In defense of those who recommended this book, my understanding is that the recommenders had not fully read the book when endorsing it. However, I was troubled that one denominational leader after reading it, still advocated for it, seeing “no red flags” in its content.
3. See Agenda for Synod 2020, Overture 12. (Call we embed a link in here?)
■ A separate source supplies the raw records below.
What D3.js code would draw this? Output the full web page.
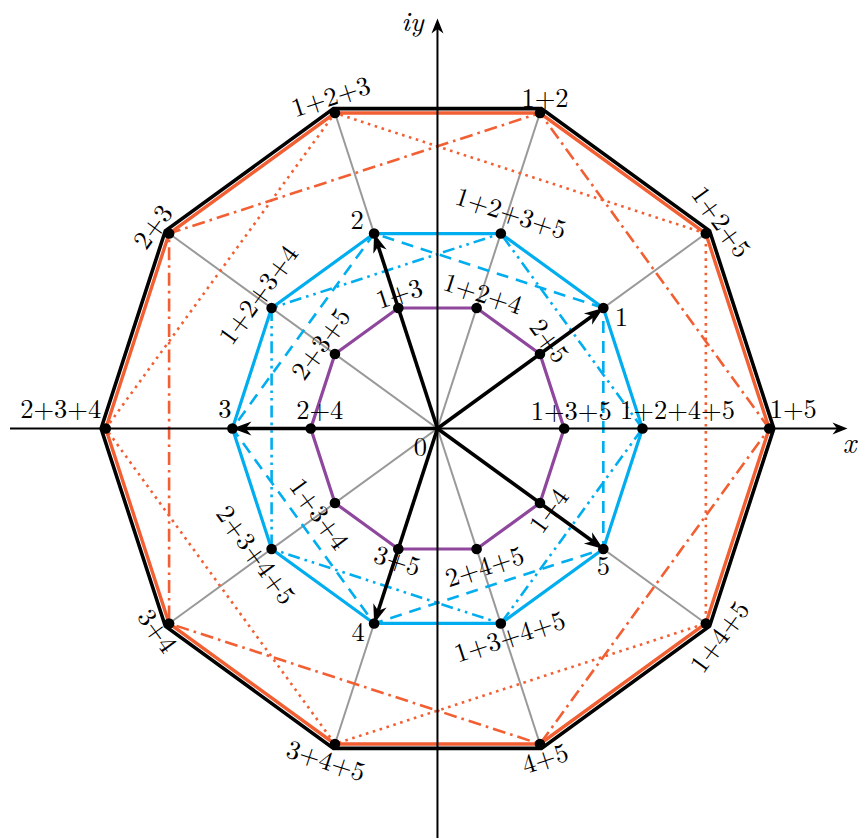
<!DOCTYPE html>
<html>
<head>
<meta charset="utf-8">
<script src="https://cdn.jsdelivr.net/npm/d3@7"></script>
<style>
  body { margin: 0; background: #fff; }
</style>
</head>
<body>
<svg id="chart" width="858" height="838"></svg>
<script>
// Directions (degrees) of the five unit vectors 1..5 (fifth roots of unity, rotated)
const rootAngles = [36, 108, 180, 252, 324];
const rootNames = ["1", "2", "3", "4", "5"];

// Vertices of the three decagons, counter-clockwise from the positive x axis.
// Each vertex is the sum of the unit vectors named in its label.
const innerSums  = ["1+3+5", "2+5", "1+2+4", "1+3", "2+3+5", "2+4", "1+3+4", "3+5", "2+4+5", "1+4"];
const middleSums = ["1+2+4+5", "1", "1+2+3+5", "2", "1+2+3+4", "3", "2+3+4+5", "4", "1+3+4+5", "5"];
const outerSums  = ["1+5", "1+2+5", "1+2", "1+2+3", "2+3", "2+3+4", "3+4", "3+4+5", "4+5", "1+4+5"];

// Pentagons drawn inside the decagons (indices into the decagon vertex lists)
const oddVertices  = [1, 3, 5, 7, 9];
const evenVertices = [0, 2, 4, 6, 8];

// Diameters drawn in grey (outer-ring vertex index -> opposite vertex)
const diameterStarts = [1, 2, 3, 4];

// Axis extents
const xDomain = [-2.085, 2.0];
const yDomain = [-2.0, 2.0];

// Label placement: pixel offset from the vertex and rotation (degrees)
const innerPlace  = [[7,-17,0],[9,-13,54],[6,-14,18],[1,-14,-18],[-14,-10,-54],[9,-18,0],[-16,11,54],[-1,12,18],[8,18,-18],[9,8,-54]];
const middlePlace = [[35,-17.5,0],[18,10,0],[10,-20,18],[-17,-13.5,0],[-13,-13,-54],[-7.5,-18.5,0],[-16,6,54],[-16,9.5,0],[9,13.5,-18],[0,18,0]];
const outerPlace  = [[24,-18.5,0],[15,-11.5,54],[5,-15,0],[-4,-16,-18],[-16,-6.5,-54],[-45,-18.5,0],[-12,7.5,54],[-9,17,18],[5,15,-18],[14,13.5,-54]];

const FONT = "'Latin Modern Roman', 'CMU Serif', 'Liberation Serif', 'DejaVu Serif', 'Noto Serif', 'FreeSerif', 'Times New Roman', serif";
const LABEL_SIZE = 26.5;
const COLORS = {
  black: "#000",
  orange: "#f15f33",
  blue: "#00adef",
  purple: "#8e479c",
  grey: "#999"
};

const svg = d3.select("#chart");
const x = d3.scaleLinear().domain(xDomain).range([10, 847.5]);
const y = d3.scaleLinear().domain(yDomain).range([838.5, 18.5]);

const rad = d => d * Math.PI / 180;

// Complex sum of the unit vectors listed in a label such as "1+2+4"
function sumOf(label) {
  return label.split("+").reduce((acc, k) => {
    const a = rad(rootAngles[+k - 1]);
    return [acc[0] + Math.cos(a), acc[1] + Math.sin(a)];
  }, [0, 0]);
}
const toPx = p => [x(p[0]), y(p[1])];

const inner  = innerSums.map(sumOf);
const middle = middleSums.map(sumOf);
const outer  = outerSums.map(sumOf);

const line = d3.line().x(d => x(d[0])).y(d => y(d[1]));
const closed = pts => line(pts) + "Z";

// Grey diameters through the origin
const gDiam = svg.append("g");
diameterStarts.forEach(i => {
  const a = outer[i], b = outer[(i + 5) % 10];
  gDiam.append("line")
    .attr("x1", x(a[0])).attr("y1", y(a[1]))
    .attr("x2", x(b[0])).attr("y2", y(b[1]))
    .attr("stroke", COLORS.grey).attr("stroke-width", 2);
});

// Decagons
const outline = 1.014; // black outline sits just outside the orange decagon
svg.append("path").attr("d", closed(outer.map(p => [p[0] * outline, p[1] * outline])))
  .attr("fill", "none").attr("stroke", COLORS.black).attr("stroke-width", 3.6)
  .attr("stroke-linejoin", "miter");
svg.append("path").attr("d", closed(outer))
  .attr("fill", "none").attr("stroke", COLORS.orange).attr("stroke-width", 3.4);
svg.append("path").attr("d", closed(middle))
  .attr("fill", "none").attr("stroke", COLORS.blue).attr("stroke-width", 3.2);
svg.append("path").attr("d", closed(inner))
  .attr("fill", "none").attr("stroke", COLORS.purple).attr("stroke-width", 3.2);

// Pentagons
function pentagon(ring, idx, color, dash) {
  svg.append("path").attr("d", closed(idx.map(i => ring[i])))
    .attr("fill", "none").attr("stroke", color).attr("stroke-width", 2.6)
    .attr("stroke-dasharray", dash);
}
pentagon(outer, oddVertices, COLORS.orange, "2.6,4.6");
pentagon(outer, evenVertices, COLORS.orange, "13,5,2.6,5");
pentagon(middle, oddVertices, COLORS.blue, "12,8");
pentagon(middle, evenVertices, COLORS.blue, "12,5,2.6,5,2.6,5");

// Stealth-style arrowhead ending at (tx, ty), pointing along unit direction (ux, uy)
function arrowHead(tx, ty, ux, uy, L, W) {
  const nx = -uy, ny = ux;
  const bx = tx - L * ux, by = ty - L * uy;
  const mx = tx - 0.7 * L * ux, my = ty - 0.7 * L * uy;
  return `M${tx},${ty}L${bx + nx * W / 2},${by + ny * W / 2}L${mx},${my}L${bx - nx * W / 2},${by - ny * W / 2}Z`;
}

// Axes
const gAxes = svg.append("g");
gAxes.append("line")
  .attr("x1", x(xDomain[0])).attr("y1", y(0))
  .attr("x2", x(xDomain[1]) - 8).attr("y2", y(0))
  .attr("stroke", COLORS.black).attr("stroke-width", 2);
gAxes.append("path").attr("d", arrowHead(x(xDomain[1]), y(0), 1, 0, 15, 12)).attr("fill", COLORS.black);
gAxes.append("line")
  .attr("x1", x(0)).attr("y1", y(yDomain[0]))
  .attr("x2", x(0)).attr("y2", y(yDomain[1]) + 8)
  .attr("stroke", COLORS.black).attr("stroke-width", 2);
gAxes.append("path").attr("d", arrowHead(x(0), y(yDomain[1]), 0, -1, 15, 12)).attr("fill", COLORS.black);

gAxes.append("text").attr("x", x(xDomain[1]) + 2).attr("y", y(0) + 24)
  .attr("font-family", FONT)
  .attr("text-anchor", "middle").attr("font-style", "italic").attr("font-size", 29).text("x");
gAxes.append("text").attr("x", x(0) - 25).attr("y", y(yDomain[1]) + 12)
  .attr("font-family", FONT)
  .attr("text-anchor", "middle").attr("font-style", "italic").attr("font-size", 28).text("iy");
gAxes.append("text").attr("x", x(0) - 17).attr("y", y(0) + 27)
  .attr("font-family", FONT)
  .attr("text-anchor", "middle").attr("font-size", LABEL_SIZE).text("0");

// Vectors 1..5 from the origin
const gVec = svg.append("g");
rootNames.forEach(name => {
  const p = sumOf(name);
  const [tx, ty] = toPx(p);
  const ox = x(0), oy = y(0);
  const len = Math.hypot(tx - ox, ty - oy);
  const ux = (tx - ox) / len, uy = (ty - oy) / len;
  gVec.append("line")
    .attr("x1", ox).attr("y1", oy)
    .attr("x2", tx - 12 * ux).attr("y2", ty - 12 * uy)
    .attr("stroke", COLORS.black).attr("stroke-width", 3.6);
  gVec.append("path").attr("d", arrowHead(tx, ty, ux, uy, 19, 14)).attr("fill", COLORS.black);
});

// Vertex dots
const allPts = inner.concat(middle, outer);
svg.append("g").selectAll("circle").data(allPts).join("circle")
  .attr("cx", d => x(d[0])).attr("cy", d => y(d[1])).attr("r", 5.3).attr("fill", COLORS.black);

// Vertex labels
function labels(ring, names, place) {
  const g = svg.append("g");
  ring.forEach((p, i) => {
    const [px, py] = toPx(p);
    const [dx, dy, rot] = place[i];
    g.append("text")
      .attr("transform", `translate(${px + dx},${py + dy}) rotate(${rot})`)
      .attr("font-family", FONT)
      .attr("text-anchor", "middle").attr("dy", "0.32em")
      .attr("font-size", LABEL_SIZE).text(names[i]);
  });
}
labels(inner, innerSums, innerPlace);
labels(middle, middleSums, middlePlace);
labels(outer, outerSums, outerPlace);
</script>
</body>
</html>
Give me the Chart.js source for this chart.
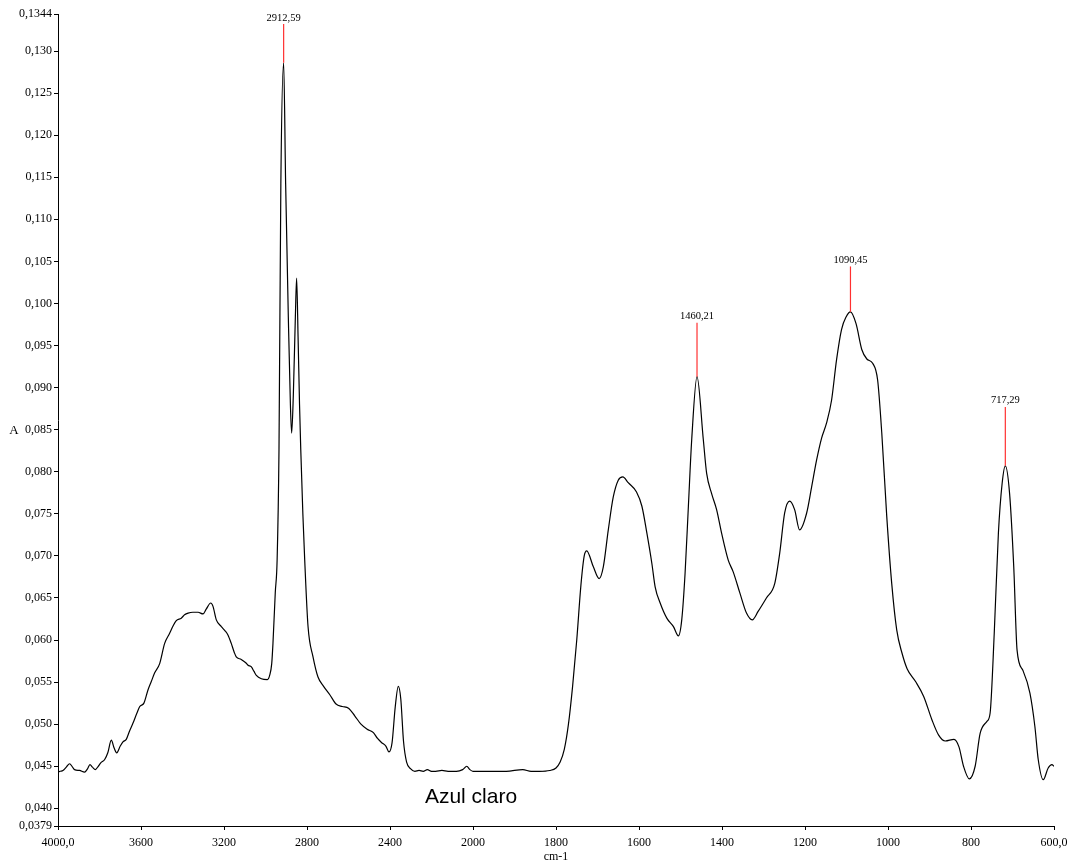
<!DOCTYPE html>
<html lang="pt">
<head>
<meta charset="UTF-8">
<title>Azul claro</title>
<script src="https://cdn.jsdelivr.net/npm/chart.js"></script>
<style>
  body { margin: 0; background: #fff; }
</style>
</head>
<body>
<canvas id="c" width="1076" height="866"></canvas>
<script>
// spectrum, wavenumber (cm-1) / absorbance
const wavenumbers = [
  4000, 3990, 3976, 3960, 3944, 3930, 3920, 3896, 3872, 3858, 3846, 3834, 3820, 3806, 3794, 3775,
  3760, 3743, 3730, 3717, 3700, 3687, 3671, 3655, 3639, 3620, 3606, 3586, 3566, 3550, 3534, 3510,
  3486, 3462, 3445, 3430, 3406, 3390, 3373, 3350, 3325, 3301, 3285, 3264, 3253, 3237, 3213, 3195,
  3181, 3165, 3150, 3141, 3117, 3095, 3084, 3068, 3056, 3044, 3020, 2991, 2980, 2970, 2964, 2953,
  2944, 2935, 2926, 2912.59, 2903, 2890, 2880, 2874, 2866, 2856, 2850, 2843, 2836, 2830, 2820, 2811,
  2795, 2771, 2747, 2720, 2690, 2660, 2630, 2600, 2570, 2540, 2510, 2480, 2460, 2440, 2420, 2405,
  2390, 2375, 2360, 2348, 2335, 2320, 2300, 2280, 2260, 2240, 2220, 2200, 2180, 2150, 2120, 2080,
  2050, 2030, 2015, 2000, 1960, 1920, 1880, 1860, 1840, 1815, 1800, 1790, 1780, 1770, 1760, 1750,
  1740, 1732, 1726, 1710, 1696, 1686, 1674, 1662, 1650, 1639, 1626, 1606, 1593, 1581, 1569, 1561,
  1549, 1533, 1517, 1505, 1497, 1489, 1481, 1473, 1460.21, 1445, 1437, 1425, 1413, 1401, 1385, 1373,
  1357, 1341, 1327, 1313, 1293, 1273, 1261, 1249, 1237, 1225, 1213, 1196, 1184, 1172, 1160, 1148,
  1136, 1124, 1112, 1101, 1090.45, 1077, 1063, 1051, 1037, 1025, 1015, 1003, 991, 979, 966, 954,
  934, 914, 894, 878, 862, 841, 829, 818, 804, 790, 778, 762, 754, 744, 734, 725,
  717.29, 707, 697, 689, 675, 658, 646, 638, 626, 614, 605, 600
];
const absorbance = [
  0.0443, 0.0444, 0.0445, 0.0449, 0.0453, 0.0449, 0.0446, 0.0445, 0.0443, 0.0447, 0.0452, 0.0449, 0.0446, 0.0450, 0.0454, 0.0458,
  0.0466, 0.0481, 0.0472, 0.0466, 0.0474, 0.0479, 0.0482, 0.0492, 0.0501, 0.0513, 0.0521, 0.0525, 0.0541, 0.0551, 0.0561, 0.0572,
  0.0596, 0.0608, 0.0617, 0.0623, 0.0626, 0.0630, 0.0632, 0.0633, 0.0633, 0.0631, 0.0637, 0.0644, 0.0640, 0.0624, 0.0616, 0.0611,
  0.0606, 0.0596, 0.0585, 0.0580, 0.0577, 0.0573, 0.0570, 0.0568, 0.0563, 0.0558, 0.0554, 0.0553, 0.0558, 0.0572, 0.0596, 0.0656,
  0.0695, 0.0826, 0.1143, 0.1286, 0.1143, 0.0984, 0.0880, 0.0846, 0.0890, 0.0985, 0.1030, 0.0960, 0.0880, 0.0826, 0.0750, 0.0695,
  0.0616, 0.0580, 0.0556, 0.0545, 0.0535, 0.0524, 0.0521, 0.0519, 0.0510, 0.0500, 0.0494, 0.0490, 0.0483, 0.0478, 0.0474, 0.0467,
  0.0478, 0.0520, 0.0545, 0.0530, 0.0480, 0.0455, 0.0447, 0.0444, 0.0445, 0.0444, 0.0446, 0.0444, 0.0444, 0.0445, 0.0444, 0.0444,
  0.0446, 0.0450, 0.0446, 0.0444, 0.0444, 0.0444, 0.0446, 0.0444, 0.0444, 0.0445, 0.0448, 0.0455, 0.0470, 0.0500, 0.0545, 0.0600,
  0.0665, 0.0700, 0.0706, 0.0687, 0.0673, 0.0687, 0.0731, 0.0770, 0.0790, 0.0794, 0.0787, 0.0776, 0.0759, 0.0727, 0.0691, 0.0663,
  0.0644, 0.0626, 0.0616, 0.0605, 0.0624, 0.0679, 0.0759, 0.0838, 0.0913, 0.0838, 0.0798, 0.0774, 0.0755, 0.0727, 0.0695, 0.0681,
  0.0656, 0.0632, 0.0624, 0.0634, 0.0650, 0.0667, 0.0703, 0.0751, 0.0765, 0.0755, 0.0731, 0.0751, 0.0782, 0.0814, 0.0840, 0.0858,
  0.0885, 0.0933, 0.0969, 0.0984, 0.0990, 0.0976, 0.0945, 0.0934, 0.0929, 0.0909, 0.0846, 0.0747, 0.0667, 0.0612, 0.0584, 0.0566,
  0.0551, 0.0533, 0.0505, 0.0487, 0.0480, 0.0482, 0.0473, 0.0450, 0.0435, 0.0450, 0.0489, 0.0503, 0.0513, 0.0608, 0.0727, 0.0786,
  0.0807, 0.0774, 0.0687, 0.0588, 0.0564, 0.0537, 0.0497, 0.0458, 0.0434, 0.0448, 0.0452, 0.0450
];

// labelled peaks and the absorbance at which each marker line ends
const peakX = [2912.59, 1460.21, 1090.45, 717.29];
const peakLabels = ['2912,59', '1460,21', '1090,45', '717,29'];
const peakTop = [0.1332, 0.0977, 0.1044, 0.0877];

const xTicks = [4000, 3600, 3200, 2800, 2400, 2000, 1800, 1600, 1400, 1200, 1000, 800, 600];
const xTickLabels = ['4000,0', '3600', '3200', '2800', '2400', '2000', '1800', '1600', '1400', '1200', '1000', '800', '600,0'];
const yTicks = [0.1344, 0.130, 0.125, 0.120, 0.115, 0.110, 0.105, 0.100, 0.095, 0.090, 0.085, 0.080,
  0.075, 0.070, 0.065, 0.060, 0.055, 0.050, 0.045, 0.040, 0.0379];
const yTickLabels = ['0,1344', '0,130', '0,125', '0,120', '0,115', '0,110', '0,105', '0,100', '0,095', '0,090',
  '0,085', '0,080', '0,075', '0,070', '0,065', '0,060', '0,055', '0,050', '0,045', '0,040', '0,0379'];

// wavenumber axis: below 2000 cm-1 the scale is stretched x2
const SPLIT = 2000;
const STRETCH = 2;

class SplitScale extends Chart.LinearScale {
  _units(v) {
    return v >= SPLIT ? this.max - v : (this.max - SPLIT) + (SPLIT - v) * STRETCH;
  }
  getPixelForValue(v) {
    return this.left + this.width * this._units(v) / this._units(this.min);
  }
  getValueForPixel(px) {
    const u = (px - this.left) / this.width * this._units(this.min);
    const hi = this.max - SPLIT;
    return u <= hi ? this.max - u : SPLIT - (u - hi) / STRETCH;
  }
}
SplitScale.id = 'split';
SplitScale.defaults = Chart.LinearScale.defaults;
Chart.register(SplitScale);

const serif = 'Liberation Serif';
Chart.defaults.font.family = serif;
Chart.defaults.color = '#000';

const peakMarks = {
  id: 'peakMarks',
  afterDatasetsDraw(chart) {
    const { ctx, scales: { x, y } } = chart;
    ctx.save();
    ctx.lineWidth = 1.2;
    ctx.font = '10.5px "' + serif + '"';
    ctx.textAlign = 'center';
    ctx.textBaseline = 'bottom';
    peakX.forEach((wn, i) => {
      const a = absorbance[wavenumbers.indexOf(wn)];
      const px = x.getPixelForValue(wn);
      const y0 = y.getPixelForValue(a);
      const y1 = y.getPixelForValue(peakTop[i]);
      ctx.strokeStyle = '#ff3030';
      ctx.beginPath();
      ctx.moveTo(px, y0);
      ctx.lineTo(px, y1);
      ctx.stroke();
      ctx.fillStyle = '#000';
      ctx.fillText(peakLabels[i], px, y1 - 1);
    });

    // axis titles and sample name
    ctx.textBaseline = 'middle';
    ctx.font = '13px "' + serif + '"';
    ctx.fillText('A', 14, 431);
    ctx.font = '12px "' + serif + '"';
    ctx.fillText('cm-1', 556, 857);
    ctx.font = '21px "Liberation Sans"';
    ctx.fillText('Azul claro', 471, 797);
    ctx.restore();
  }
};

new Chart(document.getElementById('c'), {
  type: 'line',
  data: {
    datasets: [{
      data: wavenumbers.map((w, i) => ({ x: w, y: absorbance[i] })),
      borderColor: '#000',
      borderWidth: 1.2,
      pointRadius: 0,
      cubicInterpolationMode: 'monotone',
      fill: false
    }]
  },
  options: {
    responsive: false,
    animation: false,
    events: [],
    layout: { padding: { left: 0, right: 22, top: 14, bottom: 0 } },
    plugins: { legend: { display: false }, tooltip: { enabled: false } },
    scales: {
      x: {
        type: 'split',
        min: 600,
        max: 4000,
        afterBuildTicks: s => { s.ticks = xTicks.map(value => ({ value })); },
        afterFit: s => { s.height = 40; },
        ticks: {
          autoSkip: false,
          maxRotation: 0,
          padding: 6,
          font: { size: 12 },
          callback: (v, i) => xTickLabels[i]
        },
        grid: { display: true, drawOnChartArea: false, drawTicks: true, tickLength: 4, color: '#000' },
        border: { display: true, color: '#000', width: 1 }
      },
      y: {
        type: 'linear',
        min: 0.0379,
        max: 0.1344,
        afterBuildTicks: s => { s.ticks = yTicks.map(value => ({ value })); },
        afterFit: s => { s.width = 58; },
        ticks: {
          autoSkip: false,
          padding: 2,
          font: { size: 12 },
          callback: (v, i) => yTickLabels[i]
        },
        grid: { display: true, drawOnChartArea: false, drawTicks: true, tickLength: 4, color: '#000' },
        border: { display: true, color: '#000', width: 1 }
      }
    }
  },
  plugins: [peakMarks]
});
</script>
</body>
</html>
4. Underscore these four non-negotiable for Christians in this passage are
Christ “died… and buried” -- ie. Jesus is a real person
Christ “died for our sins” – ie. substitutionary atonement
Christ “was raised on the third day” – ie. a historical resurrection, Jesus’ claims validated by God
“according to the Scriptures”, twice said – ie. Scriptures are trustworthy and authoritative
Note: even skeptics like John Dominic Crossan and Robert Funk of the Jesus Seminar place this creed only a few years after Jesus resurrection. Four huge doctrines established from the beginning of Christianity. Click here for more
5. Progressive thinkers typically make much of the English word “atonement” as “at-one-ment”. This etymology is true (though the panentheistic take unfounded); the English word points toward the effects of the cross – that the cross is what God uses to make us “at one”, or reconciled, with himself. However, it’s worth spending time studying the Hebrew and Greek words for atonement to understand how the original readers saw the means of how atonement happens, namely through a debt getting paid or a wrong getting covered.
6. Scriptures in this bulleted list are: 1Peter 3:18, Galatians 3:13, Isaiah 53:5, 2 Corinthians 5:21; 1 Peter 2:24
7. From hymn by William Cowper. “No Strength of Nature Can Suffice.” “To see the law by Christ fulfilled and hear His pardoning voice, turns a slave into a son and duty into choice.”